Through the years I have kept distraction at bay, and centered my prayer using the five classic elements of prayer as follows.
1. ADORATION. The Virgin Mary began, “My soul glorifies the Lord and my spirit rejoices in God my Savior” (Luke 1:46, 47). That’s adoration. Taking our lead from the Psalmist we may say, “O Lord my God, you are very great; you are clothed with splendor and majesty,” and then let the reality sink in (Psalm 104:1).
Words of adoration, when thoughtfully offered to God, take us into the inner sanctuary of worship. This exercise can concentrate the mind and bring under control our scattered thoughts. The Book of Psalms gives many examples: (Psalm 108:5; 104:33; 145:1; 138:1,2; 111:1; 104:1; 103;1; Psalm 66:1,2).
2. CONFESSION. In a collection of prayers that John Wesley published before he was 30 years of age, he gave this helpful pattern: “Heal, O Father of mercies, all my infirmities (_____), strengthen me against all my follies (____), forgive me all my sins (_____). Wesley left the blanks so that anyone using this prayer could personalize it. However we fill in the blanks, confession must be a part of every honest prayer.
3. PETITION. To petition means to implore or to beseech. Often our prayers of confession lead naturally to petitions for mercy, grace, forgiveness, or strength to obey. Petitions may also have to do with our infirmities, follies, or sins. Or they may arise out of daily needs, however large or small.

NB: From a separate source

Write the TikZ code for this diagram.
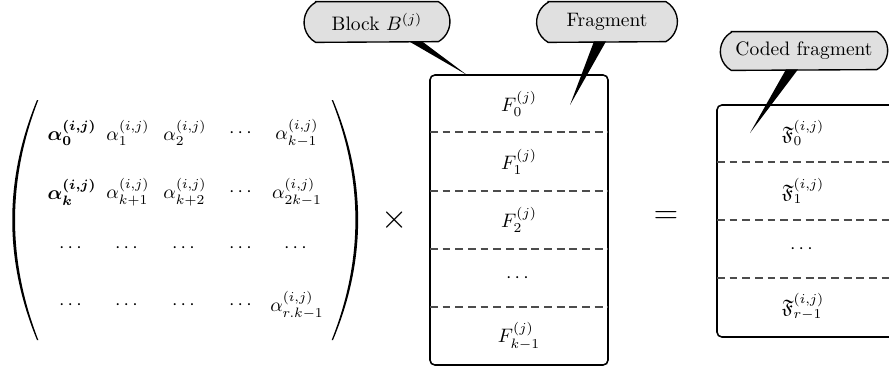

Keeping current in this way makes for soul health. George Buttrick wrote, “No situation remains the same when prayer is made about it.”
4. INTERCESSION. This means praying for others — family, friends, associates, neighbors, distant ministries, civic leaders. The efficacy of intercession is one of the profoundest mysteries of the spiritual life. Its effects are often imperceptible but in God’s time come home to us as real.
Intercession saves our prayers from becoming merely “want” lists. It stretches our horizons. James Hastings wrote, “It would not be unfair to estimate a person’s religion by the earnestness by which he longs for the welfare of others.”
5.THANKSGIVING. This aligns with adoration as follows: In adoration, we worship God for who he is; in thanksgiving we praise him for all his benefits. It is good to let our spirits soar in daily thanksgiving.
During this part of our prayer, it is good to remember the smallest mercies alongside the great and grand ones. And when we pray we give thanks above all else for the gift of redemption through Jesus Christ, the greatest blessing of all! He is our salvation and we walk with him as Lord!